**EXERCISE DIRECTIONS**.
Leave out every picture, then transcribe the rest of the listing exactly.

**RECORDED INFORMATION**.

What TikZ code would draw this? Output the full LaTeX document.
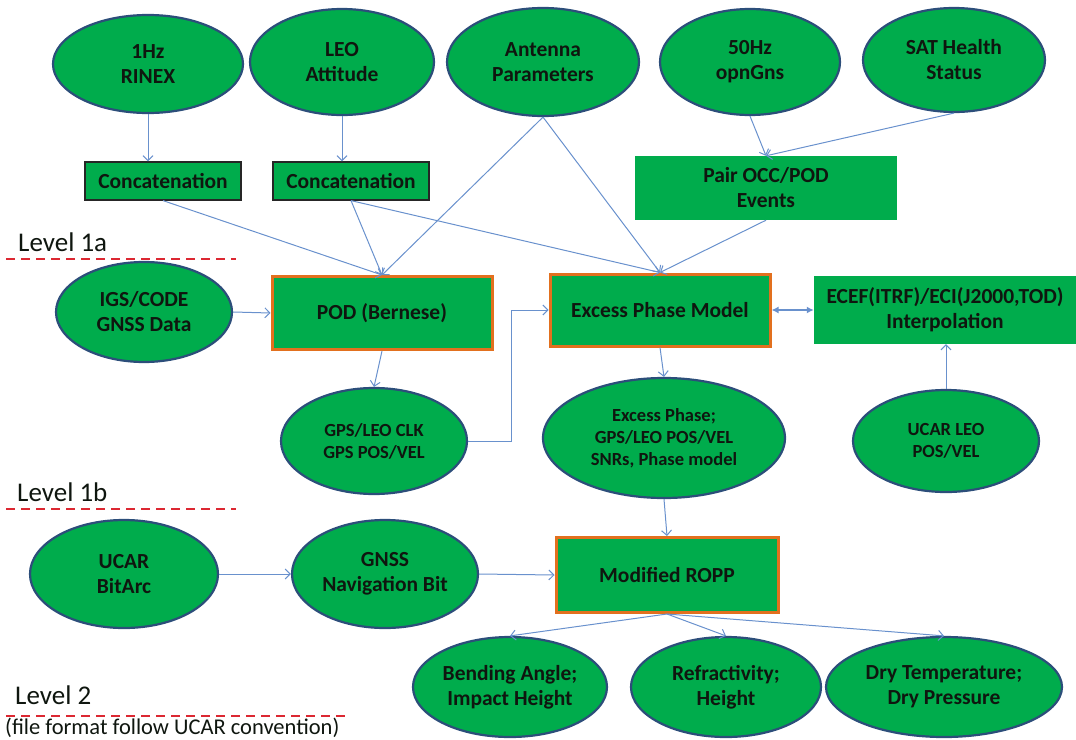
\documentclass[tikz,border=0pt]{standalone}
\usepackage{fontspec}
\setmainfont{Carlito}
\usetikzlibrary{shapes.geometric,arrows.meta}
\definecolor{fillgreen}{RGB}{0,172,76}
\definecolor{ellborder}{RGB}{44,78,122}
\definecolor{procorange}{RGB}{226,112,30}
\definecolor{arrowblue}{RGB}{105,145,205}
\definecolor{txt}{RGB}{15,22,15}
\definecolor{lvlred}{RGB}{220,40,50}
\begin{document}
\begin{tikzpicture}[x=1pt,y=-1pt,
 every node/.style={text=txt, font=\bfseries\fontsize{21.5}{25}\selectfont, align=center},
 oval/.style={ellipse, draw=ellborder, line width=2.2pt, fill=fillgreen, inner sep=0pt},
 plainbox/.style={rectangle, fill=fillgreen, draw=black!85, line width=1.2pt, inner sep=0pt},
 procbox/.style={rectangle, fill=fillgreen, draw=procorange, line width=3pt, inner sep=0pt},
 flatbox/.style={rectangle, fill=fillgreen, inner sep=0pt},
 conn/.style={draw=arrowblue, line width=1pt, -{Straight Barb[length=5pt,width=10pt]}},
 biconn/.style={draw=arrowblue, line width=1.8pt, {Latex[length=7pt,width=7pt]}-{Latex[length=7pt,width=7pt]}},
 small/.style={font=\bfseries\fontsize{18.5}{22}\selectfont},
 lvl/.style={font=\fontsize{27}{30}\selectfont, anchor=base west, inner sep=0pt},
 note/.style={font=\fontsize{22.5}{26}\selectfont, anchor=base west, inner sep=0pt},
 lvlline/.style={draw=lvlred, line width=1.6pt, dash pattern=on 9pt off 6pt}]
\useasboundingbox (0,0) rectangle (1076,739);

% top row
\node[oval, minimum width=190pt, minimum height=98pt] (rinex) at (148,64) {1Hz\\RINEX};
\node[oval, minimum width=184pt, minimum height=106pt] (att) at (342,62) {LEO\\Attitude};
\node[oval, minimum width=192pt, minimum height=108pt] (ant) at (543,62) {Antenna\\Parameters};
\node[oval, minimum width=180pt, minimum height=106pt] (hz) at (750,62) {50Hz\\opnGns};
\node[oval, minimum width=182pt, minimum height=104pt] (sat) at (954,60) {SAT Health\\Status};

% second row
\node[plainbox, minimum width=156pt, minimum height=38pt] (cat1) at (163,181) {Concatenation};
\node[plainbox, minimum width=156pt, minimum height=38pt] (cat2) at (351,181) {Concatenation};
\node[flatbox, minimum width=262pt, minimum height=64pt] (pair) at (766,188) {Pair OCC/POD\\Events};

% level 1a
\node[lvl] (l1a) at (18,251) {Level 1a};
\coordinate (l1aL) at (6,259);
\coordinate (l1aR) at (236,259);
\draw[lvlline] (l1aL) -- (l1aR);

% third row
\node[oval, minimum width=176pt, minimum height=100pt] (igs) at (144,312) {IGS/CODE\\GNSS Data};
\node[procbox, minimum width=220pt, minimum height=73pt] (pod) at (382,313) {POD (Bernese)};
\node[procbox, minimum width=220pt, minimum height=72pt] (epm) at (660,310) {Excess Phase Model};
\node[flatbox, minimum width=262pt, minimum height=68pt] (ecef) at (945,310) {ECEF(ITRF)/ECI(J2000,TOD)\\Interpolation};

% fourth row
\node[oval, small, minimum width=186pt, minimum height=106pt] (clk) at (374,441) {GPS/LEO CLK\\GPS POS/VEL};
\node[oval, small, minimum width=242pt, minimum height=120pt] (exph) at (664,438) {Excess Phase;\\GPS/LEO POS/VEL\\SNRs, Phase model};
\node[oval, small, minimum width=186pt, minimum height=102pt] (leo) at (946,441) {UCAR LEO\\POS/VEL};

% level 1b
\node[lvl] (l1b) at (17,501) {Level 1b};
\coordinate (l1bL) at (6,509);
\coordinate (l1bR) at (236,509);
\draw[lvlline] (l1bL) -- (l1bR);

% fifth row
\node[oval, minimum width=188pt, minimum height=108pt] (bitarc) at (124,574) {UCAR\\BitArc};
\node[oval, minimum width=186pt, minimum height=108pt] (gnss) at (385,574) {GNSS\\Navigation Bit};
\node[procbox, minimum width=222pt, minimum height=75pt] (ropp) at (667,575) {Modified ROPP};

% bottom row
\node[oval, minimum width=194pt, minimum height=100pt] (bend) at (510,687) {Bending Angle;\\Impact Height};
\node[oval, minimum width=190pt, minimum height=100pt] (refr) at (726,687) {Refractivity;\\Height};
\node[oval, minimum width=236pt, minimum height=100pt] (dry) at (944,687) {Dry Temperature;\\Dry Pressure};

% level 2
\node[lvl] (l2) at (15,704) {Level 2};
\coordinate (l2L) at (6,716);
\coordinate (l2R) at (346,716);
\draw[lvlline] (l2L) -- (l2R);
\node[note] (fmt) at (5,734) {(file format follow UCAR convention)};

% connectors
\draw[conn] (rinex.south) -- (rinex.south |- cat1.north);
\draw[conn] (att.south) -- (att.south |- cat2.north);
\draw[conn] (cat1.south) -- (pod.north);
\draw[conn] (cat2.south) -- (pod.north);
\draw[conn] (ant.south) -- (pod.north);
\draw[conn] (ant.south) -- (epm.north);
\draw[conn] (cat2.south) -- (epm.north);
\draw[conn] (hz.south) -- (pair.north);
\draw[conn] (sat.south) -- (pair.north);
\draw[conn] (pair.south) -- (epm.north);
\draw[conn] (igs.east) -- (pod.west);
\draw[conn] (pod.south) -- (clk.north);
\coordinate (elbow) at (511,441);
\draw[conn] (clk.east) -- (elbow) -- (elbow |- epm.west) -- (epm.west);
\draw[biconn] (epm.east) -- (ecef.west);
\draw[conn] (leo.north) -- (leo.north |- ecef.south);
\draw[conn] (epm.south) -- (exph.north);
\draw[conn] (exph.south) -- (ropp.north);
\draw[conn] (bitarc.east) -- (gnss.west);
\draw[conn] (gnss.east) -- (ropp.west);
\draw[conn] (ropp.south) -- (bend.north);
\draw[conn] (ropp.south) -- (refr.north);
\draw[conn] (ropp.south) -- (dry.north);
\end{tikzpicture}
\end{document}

**WORKED SOLUTION**.
What TikZ code would draw this? Output the full LaTeX document.
\documentclass[tikz,border=0pt]{standalone}
\usepackage{fontspec}
\setmainfont{Carlito}
\usetikzlibrary{shapes.geometric,arrows.meta}
\definecolor{fillgreen}{RGB}{0,172,76}
\definecolor{ellborder}{RGB}{44,78,122}
\definecolor{procorange}{RGB}{226,112,30}
\definecolor{arrowblue}{RGB}{105,145,205}
\definecolor{txt}{RGB}{15,22,15}
\definecolor{lvlred}{RGB}{220,40,50}
\begin{document}
\begin{tikzpicture}[x=1pt,y=-1pt,
 every node/.style={text=txt, font=\bfseries\fontsize{21.5}{25}\selectfont, align=center},
 oval/.style={ellipse, draw=ellborder, line width=2.2pt, fill=fillgreen, inner sep=0pt},
 plainbox/.style={rectangle, fill=fillgreen, draw=black!85, line width=1.2pt, inner sep=0pt},
 procbox/.style={rectangle, fill=fillgreen, draw=procorange, line width=3pt, inner sep=0pt},
 flatbox/.style={rectangle, fill=fillgreen, inner sep=0pt},
 conn/.style={draw=arrowblue, line width=1pt, -{Straight Barb[length=5pt,width=10pt]}},
 biconn/.style={draw=arrowblue, line width=1.8pt, {Latex[length=7pt,width=7pt]}-{Latex[length=7pt,width=7pt]}},
 small/.style={font=\bfseries\fontsize{18.5}{22}\selectfont},
 lvl/.style={font=\fontsize{27}{30}\selectfont, anchor=base west, inner sep=0pt},
 note/.style={font=\fontsize{22.5}{26}\selectfont, anchor=base west, inner sep=0pt},
 lvlline/.style={draw=lvlred, line width=1.6pt, dash pattern=on 9pt off 6pt}]
\useasboundingbox (0,0) rectangle (1076,739);

% top row
\node[oval, minimum width=190pt, minimum height=98pt] (rinex) at (148,64) {1Hz\\RINEX};
\node[oval, minimum width=184pt, minimum height=106pt] (att) at (342,62) {LEO\\Attitude};
\node[oval, minimum width=192pt, minimum height=108pt] (ant) at (543,62) {Antenna\\Parameters};
\node[oval, minimum width=180pt, minimum height=106pt] (hz) at (750,62) {50Hz\\opnGns};
\node[oval, minimum width=182pt, minimum height=104pt] (sat) at (954,60) {SAT Health\\Status};

% second row
\node[plainbox, minimum width=156pt, minimum height=38pt] (cat1) at (163,181) {Concatenation};
\node[plainbox, minimum width=156pt, minimum height=38pt] (cat2) at (351,181) {Concatenation};
\node[flatbox, minimum width=262pt, minimum height=64pt] (pair) at (766,188) {Pair OCC/POD\\Events};

% level 1a
\node[lvl] (l1a) at (18,251) {Level 1a};
\coordinate (l1aL) at (6,259);
\coordinate (l1aR) at (236,259);
\draw[lvlline] (l1aL) -- (l1aR);

% third row
\node[oval, minimum width=176pt, minimum height=100pt] (igs) at (144,312) {IGS/CODE\\GNSS Data};
\node[procbox, minimum width=220pt, minimum height=73pt] (pod) at (382,313) {POD (Bernese)};
\node[procbox, minimum width=220pt, minimum height=72pt] (epm) at (660,310) {Excess Phase Model};
\node[flatbox, minimum width=262pt, minimum height=68pt] (ecef) at (945,310) {ECEF(ITRF)/ECI(J2000,TOD)\\Interpolation};

% fourth row
\node[oval, small, minimum width=186pt, minimum height=106pt] (clk) at (374,441) {GPS/LEO CLK\\GPS POS/VEL};
\node[oval, small, minimum width=242pt, minimum height=120pt] (exph) at (664,438) {Excess Phase;\\GPS/LEO POS/VEL\\SNRs, Phase model};
\node[oval, small, minimum width=186pt, minimum height=102pt] (leo) at (946,441) {UCAR LEO\\POS/VEL};

% level 1b
\node[lvl] (l1b) at (17,501) {Level 1b};
\coordinate (l1bL) at (6,509);
\coordinate (l1bR) at (236,509);
\draw[lvlline] (l1bL) -- (l1bR);

% fifth row
\node[oval, minimum width=188pt, minimum height=108pt] (bitarc) at (124,574) {UCAR\\BitArc};
\node[oval, minimum width=186pt, minimum height=108pt] (gnss) at (385,574) {GNSS\\Navigation Bit};
\node[procbox, minimum width=222pt, minimum height=75pt] (ropp) at (667,575) {Modified ROPP};

% bottom row
\node[oval, minimum width=194pt, minimum height=100pt] (bend) at (510,687) {Bending Angle;\\Impact Height};
\node[oval, minimum width=190pt, minimum height=100pt] (refr) at (726,687) {Refractivity;\\Height};
\node[oval, minimum width=236pt, minimum height=100pt] (dry) at (944,687) {Dry Temperature;\\Dry Pressure};

% level 2
\node[lvl] (l2) at (15,704) {Level 2};
\coordinate (l2L) at (6,716);
\coordinate (l2R) at (346,716);
\draw[lvlline] (l2L) -- (l2R);
\node[note] (fmt) at (5,734) {(file format follow UCAR convention)};

% connectors
\draw[conn] (rinex.south) -- (rinex.south |- cat1.north);
\draw[conn] (att.south) -- (att.south |- cat2.north);
\draw[conn] (cat1.south) -- (pod.north);
\draw[conn] (cat2.south) -- (pod.north);
\draw[conn] (ant.south) -- (pod.north);
\draw[conn] (ant.south) -- (epm.north);
\draw[conn] (cat2.south) -- (epm.north);
\draw[conn] (hz.south) -- (pair.north);
\draw[conn] (sat.south) -- (pair.north);
\draw[conn] (pair.south) -- (epm.north);
\draw[conn] (igs.east) -- (pod.west);
\draw[conn] (pod.south) -- (clk.north);
\coordinate (elbow) at (511,441);
\draw[conn] (clk.east) -- (elbow) -- (elbow |- epm.west) -- (epm.west);
\draw[biconn] (epm.east) -- (ecef.west);
\draw[conn] (leo.north) -- (leo.north |- ecef.south);
\draw[conn] (epm.south) -- (exph.north);
\draw[conn] (exph.south) -- (ropp.north);
\draw[conn] (bitarc.east) -- (gnss.west);
\draw[conn] (gnss.east) -- (ropp.west);
\draw[conn] (ropp.south) -- (bend.north);
\draw[conn] (ropp.south) -- (refr.north);
\draw[conn] (ropp.south) -- (dry.north);
\end{tikzpicture}
\end{document}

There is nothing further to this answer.